1. Download the latest release
2. Run .\bin\elasticsearch.bat

[ElasticSearch Documentation](https://www.elastic.co/guide/index.html)

In [None]:
from elasticsearch import Elasticsearch 
from datetime import datetime

In [None]:
#elastic search instance has to be running on the machine. Default port is 9200. 

#Call the Elastic Search instance, and delete any pre-existing index
es=Elasticsearch([{'host':'localhost','port':9200}])
if es.indices.exists(index="myindex"):
    es.indices.delete(index='myindex', ignore=[400, 404]) #Deleting existing index for now 

In [None]:
#Build an index from booksummaries dataset. I am using only 500 documents for now.
path = "booksummaries.txt" #Add your path.
count = 1
for line in open(path):
    fields = line.split("\t")
    doc = {'id' : fields[0],
            'title': fields[2],
            'author': fields[3],
            'summary': fields[6]
          }

    res = es.index(index="myindex", id=fields[0], body=doc)
    count = count+1
    if count%100 == 0:
        print("indexed 100 documents")
    if count == 501:
        break

In [None]:
#Check to see how big is the index
res = es.search(index="myindex", body={"query": {"match_all": {}}})
print("Your index has %d entries" % res['hits']['total']['value'])

In [None]:
#Try a test query. The query searches "summary" field which contains the text
#and does a full text query on that field.
res = es.search(index="myindex", body={"query": {"match": {"summary": "animal"}}})
print("Your search returned %d results." % res['hits']['total']['value'])

In [None]:
#Printing the title field and summary field's first 100 characters for 2nd result
print(res["hits"]["hits"][2]["_source"]["title"])
print(res["hits"]["hits"][2]["_source"]["summary"][:100])

In [None]:
#match query considers both exact matches, and fuzzy matches and works as a OR query. 
#match_phrase looks for exact matches.
while True:
    query = input("Enter your search query: ")
    if query == "STOP":
        break
    res = es.search(index="myindex", body={"query": {"match_phrase": {"summary": query}}})
    print("Your search returned %d results:" % res['hits']['total']['value'])
    for hit in res["hits"]["hits"]:
        print(hit["_source"]["title"])
        #to get a snippet 100 characters before and after the match
        loc = hit["_source"]["summary"].lower().index(query)
        print(hit["_source"]["summary"][:100])
        print(hit["_source"]["summary"][loc-100:loc+100])

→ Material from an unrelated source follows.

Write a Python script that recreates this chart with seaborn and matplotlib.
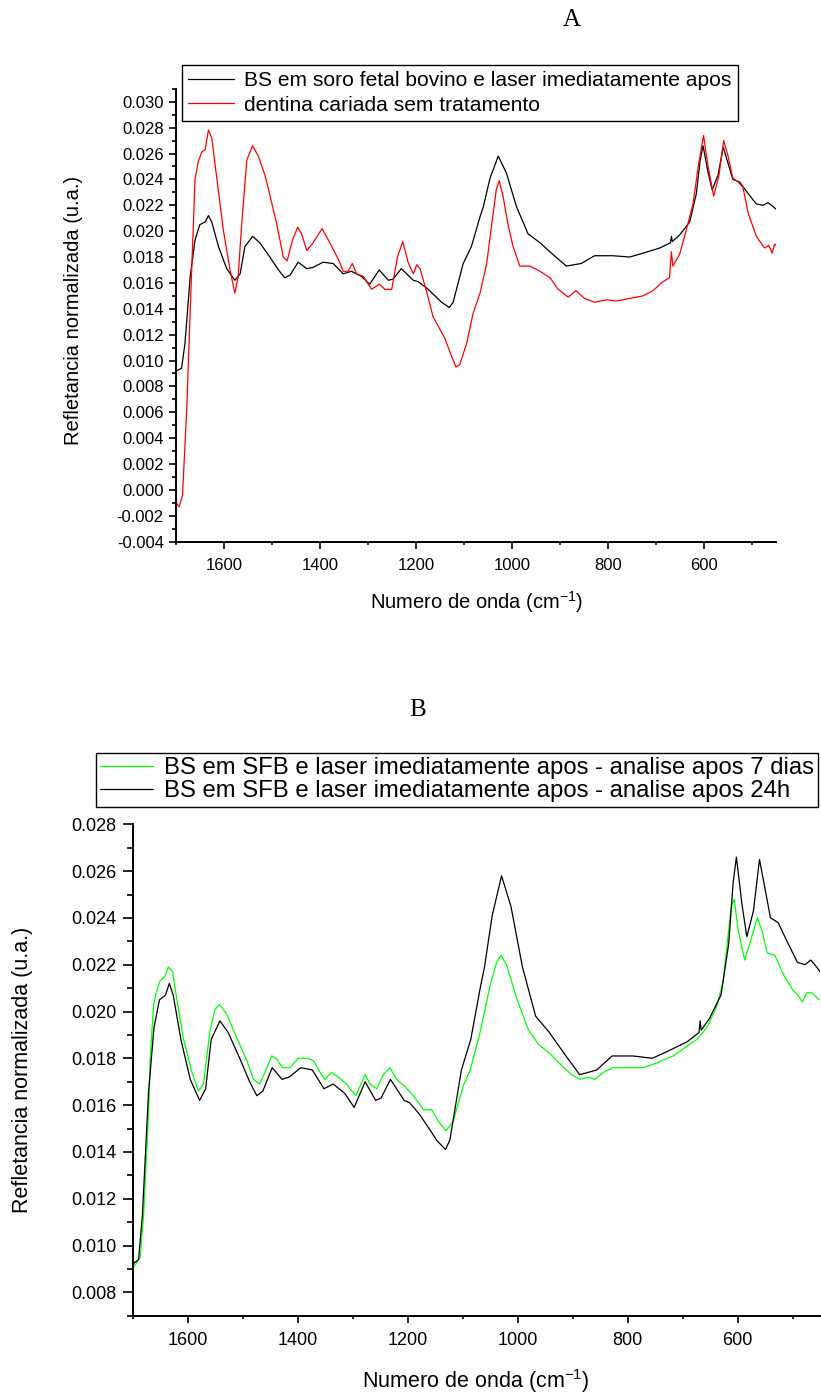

## A Case Study: Book Store Search
Imagine a scenario where we have a new e-commerce store focused
on books and we have to build its search pipeline. We have metadata
like author, title, and summary. The search functionality we saw earlier
can serve as the baseline at the start. We can set up our own search
engine backend or use online services like Elasticsearch or
Elastic on Azure.

This default search output might have a bunch of issues. For instance, it
may show the results with exact query matches in title or summary to
be higher than more relevant results that aren’t an exact match. Some of
the exact matches might be poorly written books with bad reviews,
which we’re not accounting for in our search ranking.

We can incorporate real-world metrics that account for this into our
search engine. For instance, the number of times a book is viewed and
sold, the number of reviews, and the book’s rating can all be
incorporated into the search ranking function. 

We should start collecting user interactions with the search engine to
improve it further.

# 2. Topic Modeling
Topic models are used extensively for
document clustering and organizing large collections of text data.
They’re also useful for text classification.

Topic modeling operationalizes this intuition. It tries to identify the
“key” words (called “topics”) present in a text corpus without prior
knowledge about it, unlike the rule-based text mining approaches that
use regular expressions or dictionary-based keyword searching
techniques. 

![](images/topic-modeling.png)
<center>Illustration a of topic modeling visualization</center>

Topic modeling generally refers to a collection of
unsupervised statistical learning methods to discover latent topics in a
large collection of text documents. Some of the popular topic modeling
algorithms are latent Dirichlet allocation (LDA), latent semantic
analysis (LSA), and probabilistic latent semantic analysis (PLSA). In
practice, the technique that’s most commonly used is LDA.